I would add one more layer to the stack - your and Eileen's public public personas. I imagine there has to be some level of filtering and subtext, including positive subtextual messaging, that goes on there.

maymay said...

Bitchy:

"I kind of see dominance as something that is lots of fun in the bedroom, but outside the bedroom is just an occasional annoying personality trait I have that a few special men like me enough to decide it is worth humouring. "

Dominance in an appropriate way is never unappreciated, in or out of the bedroom. :)

Crown Vic:

"I would add one more layer to the stack - your and Eileen's public public personas. I imagine there has to be some level of filtering and subtext, including positive subtextual messaging, that goes on there."

I think that's more of a relationship that I have with you, and other readers, than a part of the relationship "stack" I have with Eileen, but your point is well taken.

Thorney said...

I agree with you on the multiple layers, the multi-faceted nature, of relationships. Interestingly, a tool from one layer is sometimes useful in a different one. Mrs. Thorney has safeworded over in=law problems (to say, "hey, we really need to stop everything and work this one out.")

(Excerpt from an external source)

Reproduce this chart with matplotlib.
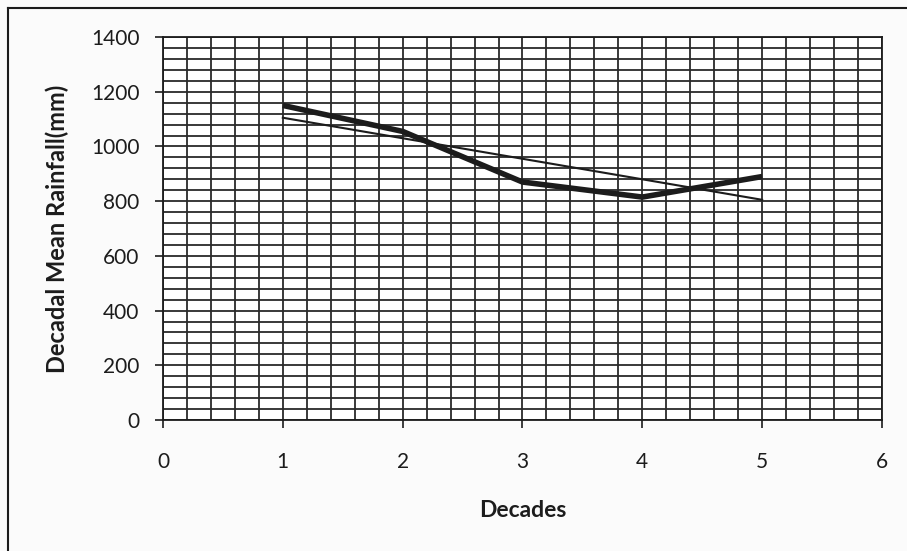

But what really made this essay for me was the line I think I'm going to quote over and over -
"The difference between theory and practice, is, of course, that in theory practice is the same as theory whereas in practice they are different."
If reminds me of the old saw "All rules have exceptions, including this one." (Talmudic: ayn k'lal v'zeh k'lal lo k'lal: there is no generalization, and this generalization is no generalization.)